While Nesby Phips lyrics may sometimes may not register in peoples minds, it’s obvious that Nesby Phips knows his true calling is his production skills. While affiliates Sara, Ski Beatz, DJ Maxmillion, Pete Rock (Very, very surprising) and Jon Mercure certainly don’t slack on their guest spots, it’s definitely Nesby Phips own production that steals the show, and made my decision of this. Say My Name is a minimalist bass-heavy, vocal sampling track that sharply contrasts with the subject matter. The Avowal shows the commanding strings that dominate the track, with some small percussion tidibits keeping tempo. 3 The Hard Way flips a soul sample a la Madlib, and uses that sample throughout the track, and Word To These Bo Jacksons uses more strings and violins, giving off an almost-paranoid atmosphere, as Nesby Phips just asserts himself more. The production is truly some of the best I’ve heard all year, and it really makes me fiend for more of his work.
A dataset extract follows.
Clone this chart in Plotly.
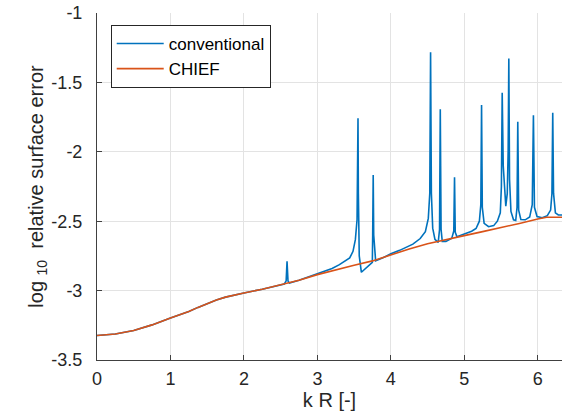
import plotly.graph_objects as go

# CHIEF series
chief_x = [0, 0.25, 0.5, 0.75, 1.0, 1.125, 1.25, 1.375, 1.5, 1.625, 1.75, 1.875, 2.0, 2.25,
           2.5, 2.75, 3.0, 3.25, 3.5, 3.75, 4.0, 4.25, 4.5, 4.75, 5.0, 5.25, 5.5, 5.75,
           6.0, 6.12, 6.33]
chief_y = [-3.324, -3.313, -3.288, -3.247, -3.197, -3.174, -3.150, -3.121, -3.092, -3.068,
           -3.047, -3.030, -3.017, -2.990, -2.960, -2.925, -2.885, -2.850, -2.818, -2.786,
           -2.741, -2.700, -2.662, -2.635, -2.604, -2.575, -2.547, -2.516, -2.484, -2.472,
           -2.472]

# conventional series
conv_x = [0, 0.25, 0.5, 0.75, 1.0, 1.125, 1.25, 1.375, 1.5, 1.625, 1.75, 1.875, 2.0, 2.25,
          2.5, 2.55, 2.575, 2.587, 2.6, 2.62, 2.75, 3.0, 3.1, 3.2, 3.3, 3.44, 3.485, 3.517,
          3.54, 3.548, 3.553, 3.558, 3.57, 3.599, 3.748, 3.753, 3.76, 3.767, 3.793, 3.9,
          4.0, 4.12, 4.3, 4.4, 4.47, 4.51, 4.53, 4.541, 4.552, 4.57, 4.6, 4.645, 4.663,
          4.673, 4.684, 4.7, 4.75, 4.83, 4.857, 4.867, 4.877, 4.9, 5.0, 5.1, 5.16, 5.205,
          5.225, 5.235, 5.245, 5.27, 5.33, 5.4, 5.45, 5.49, 5.505, 5.516, 5.53, 5.55,
          5.565, 5.585, 5.597, 5.606, 5.616, 5.635, 5.67, 5.7, 5.718, 5.728, 5.74, 5.77,
          5.83, 5.89, 5.925, 5.941, 5.955, 5.99, 6.06, 6.13, 6.175, 6.193, 6.204, 6.215,
          6.24, 6.28, 6.33]
conv_y = [-3.324, -3.313, -3.288, -3.247, -3.197, -3.174, -3.150, -3.121, -3.092, -3.068,
          -3.047, -3.030, -3.017, -2.990, -2.960, -2.952, -2.93, -2.789, -2.93, -2.946,
          -2.925, -2.880, -2.862, -2.840, -2.813, -2.765, -2.717, -2.633, -2.49, -2.2,
          -1.759, -2.3, -2.75, -2.868, -2.796, -2.6, -2.167, -2.6, -2.785, -2.762, -2.735,
          -2.710, -2.665, -2.625, -2.575, -2.48, -2.3, -1.283, -2.3, -2.55, -2.63, -2.652,
          -2.56, -1.694, -2.56, -2.645, -2.645, -2.622, -2.57, -2.184, -2.58, -2.612,
          -2.593, -2.572, -2.553, -2.5, -2.38, -1.663, -2.4, -2.515, -2.54, -2.532, -2.5,
          -2.44, -2.25, -1.574, -2.1, -2.33, -2.392, -2.3, -2.0, -1.327, -2.2, -2.43, -2.49,
          -2.495, -2.4, -1.783, -2.42, -2.488, -2.49, -2.47, -2.38, -1.737, -2.4, -2.466,
          -2.475, -2.46, -2.42, -2.3, -1.718, -2.3, -2.44, -2.455, -2.455]

x_ticks = [0, 1, 2, 3, 4, 5, 6]
y_ticks = [-3.5, -3, -2.5, -2, -1.5, -1]
y_tick_text = ["-3.5", "-3", "-2.5", "-2", "-1.5", "-1"]
series_names = ["conventional", "CHIEF"]

FONT = "Liberation Sans, Arial, Helvetica, sans-serif"
TXT = "#262626"

fig = go.Figure()
fig.add_trace(go.Scatter(x=conv_x, y=conv_y, mode="lines", name=series_names[0],
                         line=dict(color="#0072BD", width=1.6)))
fig.add_trace(go.Scatter(x=chief_x, y=chief_y, mode="lines", name=series_names[1],
                         line=dict(color="#D95319", width=1.6)))

axis_common = dict(
    showgrid=True, gridcolor="#e3e3e3", gridwidth=1,
    showline=True, linecolor="#404040", linewidth=1, mirror=False,
    ticks="inside", ticklen=5, tickcolor="#404040",
    zeroline=False, automargin=False,
    tickfont=dict(family=FONT, size=18, color=TXT),
)

fig.update_xaxes(range=[0, 6.33], tickvals=x_ticks, ticktext=[str(v) for v in x_ticks],
                 ticklabelstandoff=2,
                 title=dict(text="k R [-]", font=dict(family=FONT, size=20, color=TXT),
                            standoff=4),
                 **axis_common)
fig.update_yaxes(range=[-3.5, -1], tickvals=y_ticks, ticktext=y_tick_text,
                 ticklabelstandoff=10,
                 title=dict(text="log <sub>10</sub>  relative surface error",
                            font=dict(family=FONT, size=20, color=TXT), standoff=2),
                 **axis_common)

fig.update_layout(
    width=563, height=420,
    margin=dict(l=97, r=1, t=13, b=59.5, autoexpand=False),
    plot_bgcolor="white", paper_bgcolor="white",
    legend=dict(x=0.0295, y=0.9655, xanchor="left", yanchor="top",
                bgcolor="white", bordercolor="#262626", borderwidth=1,
                font=dict(family=FONT, size=17, color="#000000"),
                itemwidth=47, tracegroupgap=0),
    showlegend=True,
)

fig.write_html("out.html", config={"displayModeBar": False},
               post_script="document.body.style.margin='0';document.body.style.overflow='hidden';")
Nesby Phips is someone you can’t really describe, considering his production and lyrical palettes go all around the place. Yet, that’s one of the best things about this mix-album. The complete randomness of Nesby Phips lyrics, whether comparing his lyrical presence to an elephant, or plainly stating that this rap stuff is “easy peasey japaneasy,” it’s certainly a creative, and interesting artistic message Nesby is providing here. Simply, a great mixtape, that leaves many opportunities for the newcomers and the previous fans to savor.